Thursday, February 12, 2004

The cold hour before dawn. I tuck one cold foot under my thigh, huddle down, and let my mind wander back. Back to before the dharma.

The echo of a foolish loneliness -- I will not see my friend today -- resonates down the long hallway, and I remember the persistent theme of my old journals and letters. That my love was wasted, isolated, under glass. Painful to me and useless to others. Invisible.

For, when the power of imparting joy
Is equal to the will, the human soul
Requires no other heaven.


Shelley was close to my heart. Like him, I imagined that sexual trangression could break the glass and bring my love into real contact with others. The truth turned out to be much more complicated than that. Almost the reverse of that.

I was incapable of friendship, then, and sensitive people knew that. The storm of need that arose in me when I drew close to people attracted them (disastrously) or put them off. But there was no way, without practice, that any relationship could change my isolation, because it wasn't in my relationships. It was in me.

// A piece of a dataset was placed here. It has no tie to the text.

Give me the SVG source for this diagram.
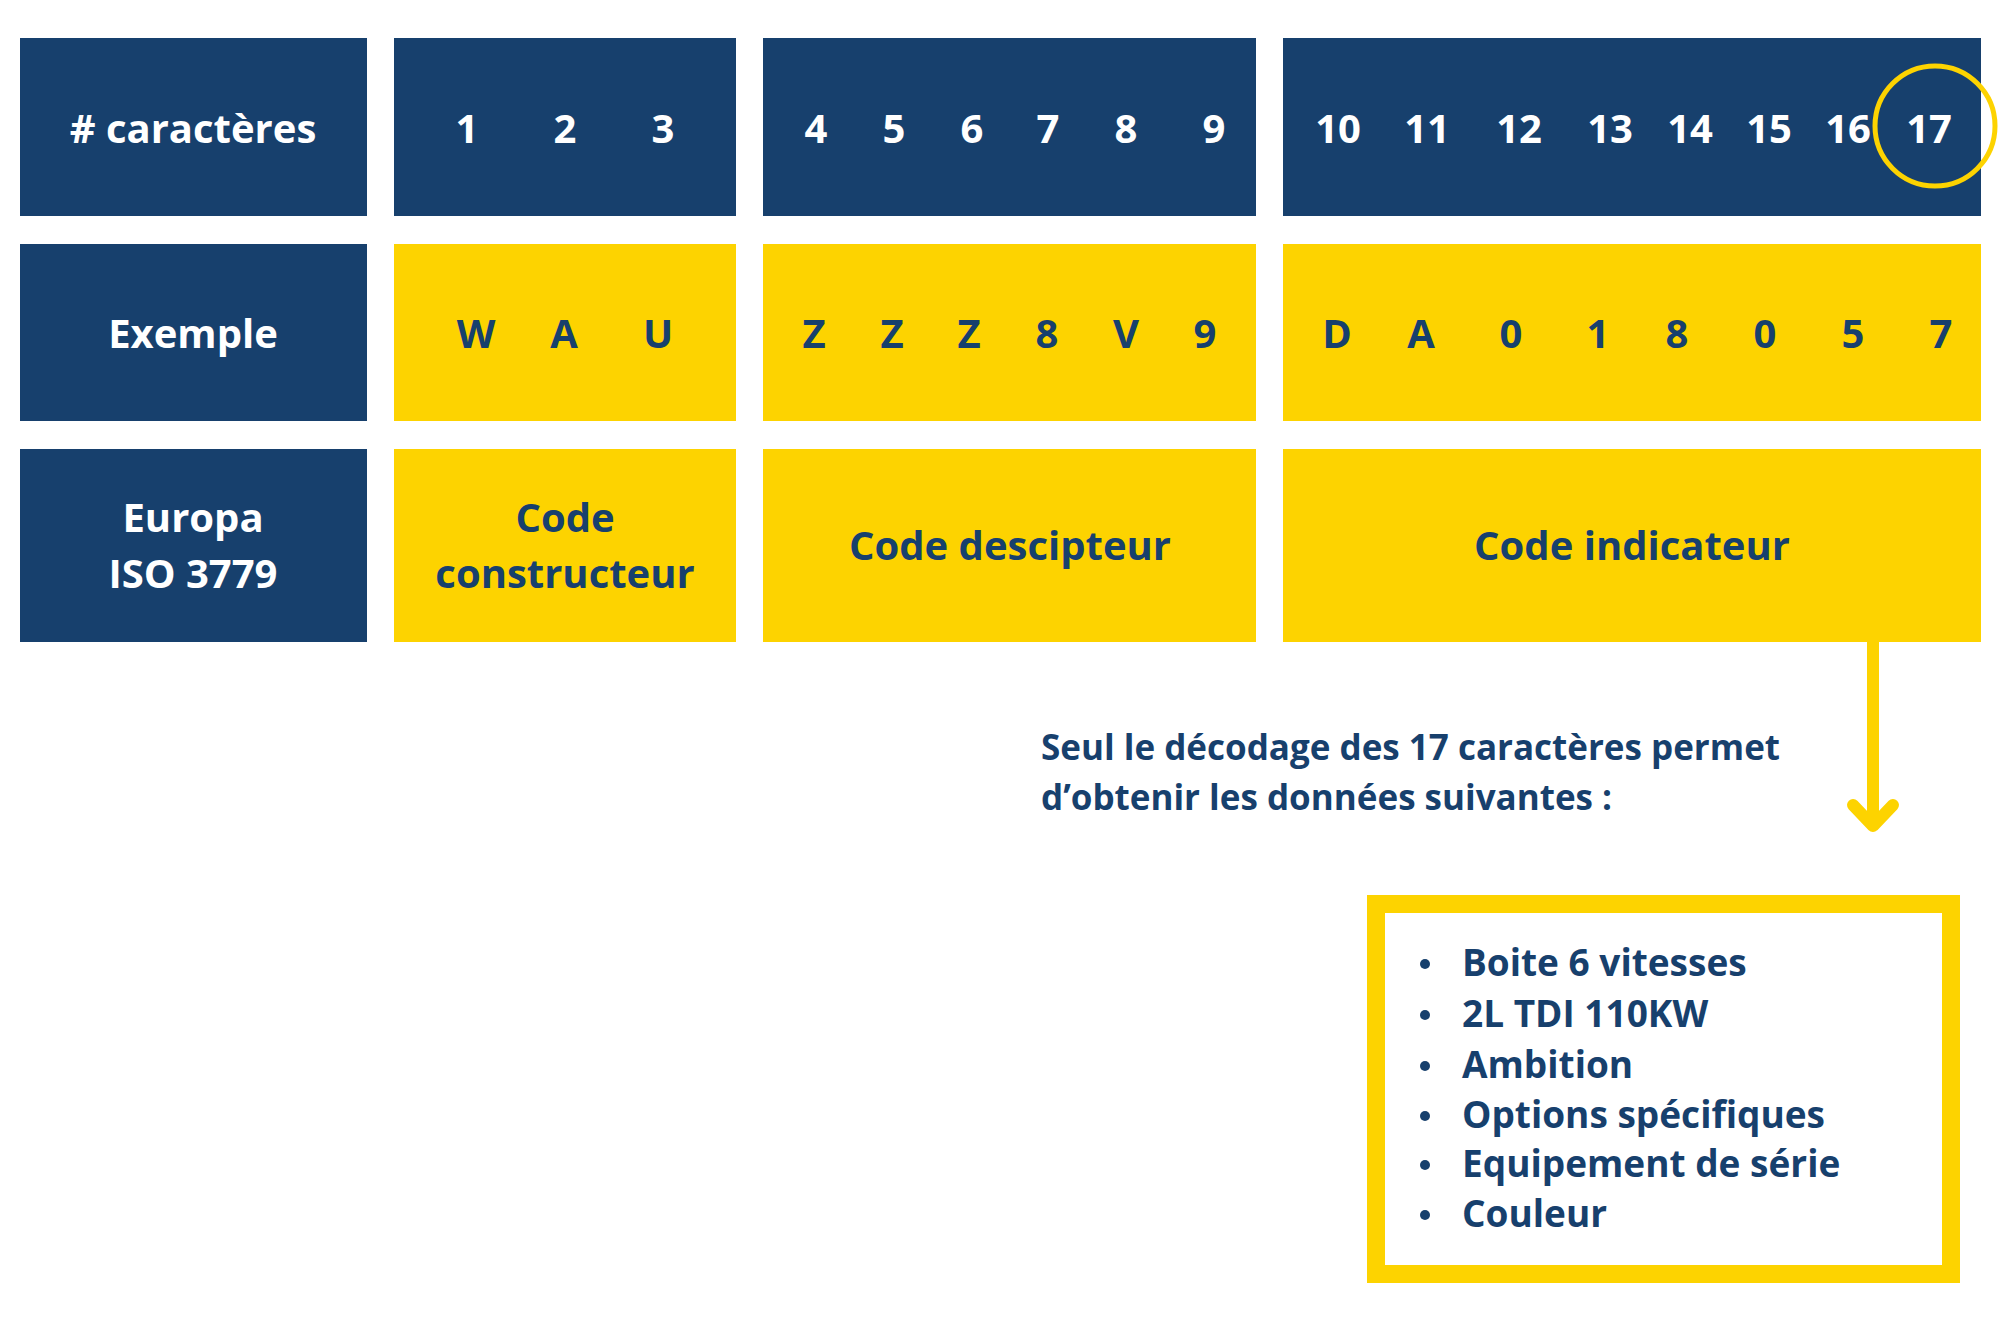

I know, this is an old song, a platitude and a truism, and something that everyone but me and Shelley figured out a long time ago. I've taken the long road home, gone the awkward and inconvenient way. But I met the dharma on the way, so I could hardly call the trip wasted.

Just to sit. I was so pig-ignorant of what happened in my mind. The first time I sat, in an attic with a small Chogyam-inspired group in New Haven -- the first time I really sat -- I was apalled. Horrified. My mind was a mess. A huge, embarassing clot of anxious posturing and fantasizing. I could have dealt with that: what I couldn't stand was how repetitive it was. Over and over, the same pathetic stories would unroll in my head. They had bored into my mind and repeated endlessly, endlessly. In the course of half an hour the same stories might unroll fifty times.

The bravest thing I have ever done in my life, I think, was sitting down to meditate the second time.

No time right now to detail -- even if I could, which is doubtful -- how meditation undid the habits of mind that isolated me. But it did. My love is not under glass any more. I am not isolated, not like that. I'm naked and shivering in a new world. & I require no other heaven.